Introduction: Pancreatic islet transplantation (PITx) is a promising treatment option for patients with type 1 diabetes mellitus (DM). Controlling the innate immune response is essential not only to prevent the rapid destruction of transplanted islets, but also for the long-term acceptance of allogeneic islet grafts. We have previously demonstrated that the adoptive transfer of donor antigen-specific immunomodulatory cells (IMCs) could induce tolerance in recipient patients after living-donor liver transplantation. We hypothesize that the same beneficial effects could be applied to PITx.

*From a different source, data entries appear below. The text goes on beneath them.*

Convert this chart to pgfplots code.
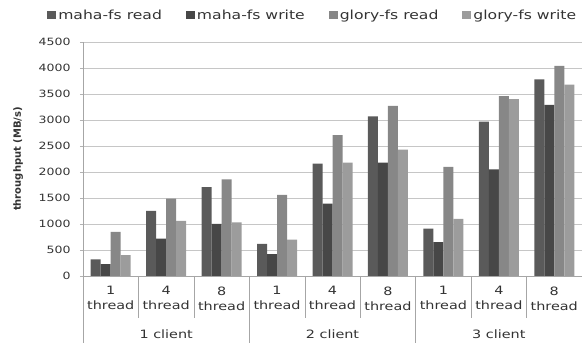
\documentclass[border=0pt]{standalone}
\usepackage{fontspec}
\setmainfont{DejaVu Sans}
\newfontfamily\widefont{DejaVu Sans}[FakeStretch=1.25]
\usepackage{pgfplots}
\pgfplotsset{compat=1.18}
\definecolor{cA}{HTML}{5A5A5A}
\definecolor{cB}{HTML}{474747}
\definecolor{cC}{HTML}{878787}
\definecolor{cD}{HTML}{9C9C9C}
\definecolor{txt}{HTML}{333333}
\begin{document}
\begin{tikzpicture}
\begin{axis}[
  name=ax, scale only axis, width=499pt, height=234pt,
  ybar=0pt, bar width=10pt,
  xmin=-0.5, xmax=8.5, ymin=0, ymax=4500,
  ytick={0,500,...,4500},
  xtick={0,...,8},
  xticklabels={{1\\thread},{4\\thread},{8\\thread},{1\\thread},{4\\thread},{8\\thread},{1\\thread},{4\\thread},{8\\thread}},
  xticklabel style={align=center, font=\widefont\fontsize{11.5}{15}\selectfont, text=txt, yshift=-4pt},
  yticklabel style={font=\widefont\fontsize{10}{12}\selectfont, text=txt, xshift=-6pt},
  /pgf/number format/assume math mode=true,
  /pgf/number format/1000 sep={},
  scaled ticks=false,
  axis lines*=left,
  axis line style={draw=gray!70},
  tick align=outside, major tick length=3pt,
  x tick style={draw=none},
  y tick style={draw=gray!60},
  ymajorgrids, grid style={draw=gray!45, line width=0.8pt},
  ylabel={throughput (MB/s)},
  ylabel style={at={(axis description cs:-0.13,0.5)}, anchor=center, font=\bfseries\fontsize{10}{12}\selectfont, text=txt},
  clip=false,
  legend columns=4,
  legend style={draw=none, fill=none, at={(axis description cs:-0.072,1.115)}, anchor=west, inner sep=0pt,
    font=\widefont\fontsize{12.5}{14}\selectfont, text=txt,
    /tikz/every even column/.append style={column sep=22pt}},
  legend image code/.code={\fill[#1,draw=none] (0pt,-4pt) rectangle (9pt,4pt);},
]
\addplot[fill=cA, draw=none] coordinates {(0,320) (1,1250) (2,1710) (3,620) (4,2160) (5,3070) (6,910) (7,2970) (8,3780)};
\addplot[fill=cB, draw=none] coordinates {(0,230) (1,720) (2,1000) (3,420) (4,1390) (5,2180) (6,650) (7,2050) (8,3290)};
\addplot[fill=cC, draw=none] coordinates {(0,850) (1,1490) (2,1860) (3,1560) (4,2710) (5,3270) (6,2100) (7,3460) (8,4040)};
\addplot[fill=cD, draw=none] coordinates {(0,400) (1,1060) (2,1030) (3,700) (4,2180) (5,2430) (6,1100) (7,3400) (8,3680)};
\legend{maha-fs read, maha-fs write, glory-fs read, glory-fs write}
\draw[gray!70] (axis cs:0.5,0) -- ([yshift=-42pt]axis cs:0.5,0);
\draw[gray!70] (axis cs:1.5,0) -- ([yshift=-42pt]axis cs:1.5,0);
\draw[gray!70] (axis cs:3.5,0) -- ([yshift=-42pt]axis cs:3.5,0);
\draw[gray!70] (axis cs:4.5,0) -- ([yshift=-42pt]axis cs:4.5,0);
\draw[gray!70] (axis cs:6.5,0) -- ([yshift=-42pt]axis cs:6.5,0);
\draw[gray!70] (axis cs:7.5,0) -- ([yshift=-42pt]axis cs:7.5,0);
\draw[gray!70] (axis cs:-0.5,0) -- ([yshift=-67pt]axis cs:-0.5,0);
\draw[gray!70] (axis cs:2.5,0) -- ([yshift=-67pt]axis cs:2.5,0);
\draw[gray!70] (axis cs:5.5,0) -- ([yshift=-67pt]axis cs:5.5,0);
\draw[gray!70] (axis cs:8.5,0) -- ([yshift=-67pt]axis cs:8.5,0);
\node[font=\widefont\fontsize{11.5}{13}\selectfont, text=txt] at ([yshift=-58pt]axis cs:1,0) {1 client};
\node[font=\widefont\fontsize{11.5}{13}\selectfont, text=txt] at ([yshift=-58pt]axis cs:4,0) {2 client};
\node[font=\widefont\fontsize{11.5}{13}\selectfont, text=txt] at ([yshift=-58pt]axis cs:7,0) {3 client};
\end{axis}
\pgfresetboundingbox
\path[use as bounding box] ([xshift=-83pt,yshift=-67pt]ax.south west) rectangle ([yshift=42pt]ax.north east);
\end{tikzpicture}
\end{document}
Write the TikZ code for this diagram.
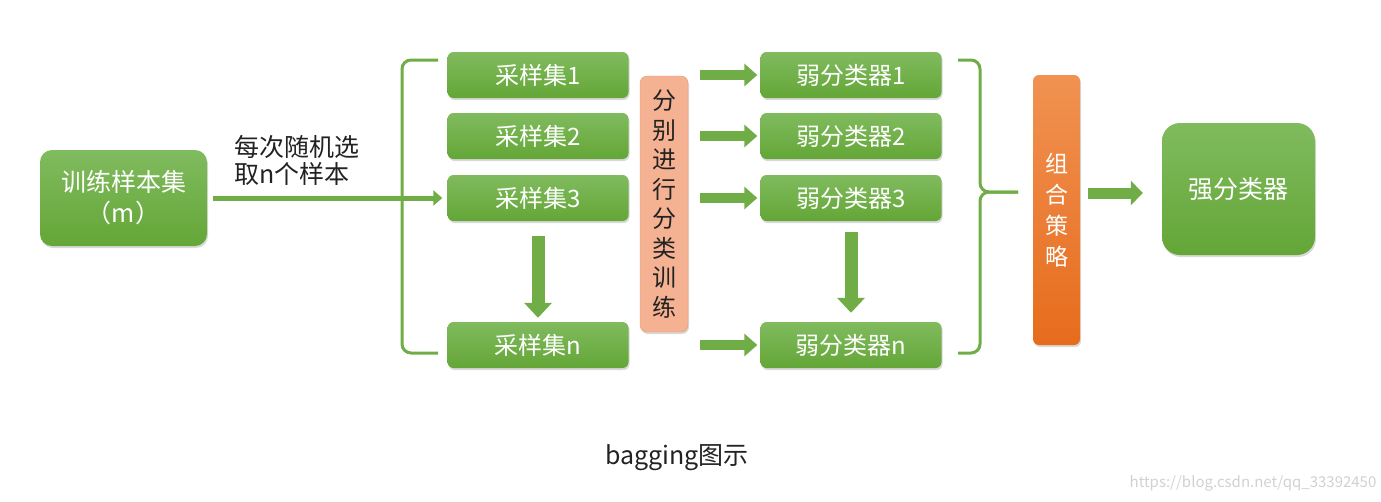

Methods: Based on our clinical trial, IMCs were generated by co-culturing C57BL/6 (H-2^b) mouse splenocytes with irradiated BALB/c (H-2^d) splenocytes in the presence of anti-CD80/86 monoclonal antibodies (mAbs). The phenotypes of IMCs were assessed by flow cytometry. The immunosuppressive effect was evaluated by mixed lymphocyte reaction (MLR). C57BL/6 splenocytes were stained with CellTrace Violet (CTV) and stimulated with irradiated donor (BALB/c) or 3^rd party (C3H/HeJ, H-2^k) splenocytes and the proliferation of CTV-labelled cells was measured by flow cytometry. To evaluate the anti-inflammatory potential of IMCs, RAW264 cells (5x10⁵ cells/well) were stimulated with lipopolysaccharide (LPS) with or without IMCs for 24 hours. The expressions of CD80 and CD86 were assessed by flow cytometry, and the concentration of nitrite in the supernatant was also measured by Griess assay. Pancreatic islets from C57BL/6 mice (250 islets) were transplanted into the liver via the portal vein of STZ-induced C57BL/6 DM mice. In this PITx setting, IMCs were administered intraportaly, intravenously, or intraperitoneally, and the liver samples were collected 12 hours after PITx for pathological evaluation and measurement of mRNA expression of pro-inflammatory cytokines.

Results: During the generation of IMCs, the cell number decreased from 80x10⁶ to 8.3±3.9x10⁶ (mAbs group) and to 6.5±3.7x10⁶ cells (w/o mAbs group) (mean±SD, n=4). The phenotypes of IMCs were evaluated by flow cytometry (Table 1). IMCs effectively impeded the proliferative response of splenocytes from C57BL/6 mice against BALB/c antigen, not against 3^rd party antigen, in an IMCs-dose-dependent fashion (Fig. 1. A). The treatment of RAW264 cells with IMCs at the time of LPS stimulation reduced nitric oxide production compared to control groups (Fig. 1 B). The expression of CD80 and CD86 was inhibited in the IMCs-treated group. IMCs could be safely injected together with pancreatic islets into DM recipient animals. However, the mRNA expressions of TNF-α, IL-1b, MCP-1, IL-6, and MIP-1b in the liver and markers of liver damage were upregulated especially in the intra-portal injected animals.

Conclusion: IMCs showed both immunosuppressive and anti-inflammatory properties and could be safely injected into DM recipient mice. The strategy using IMCs may be a promising therapeutic approach to improve the outcome of PITx.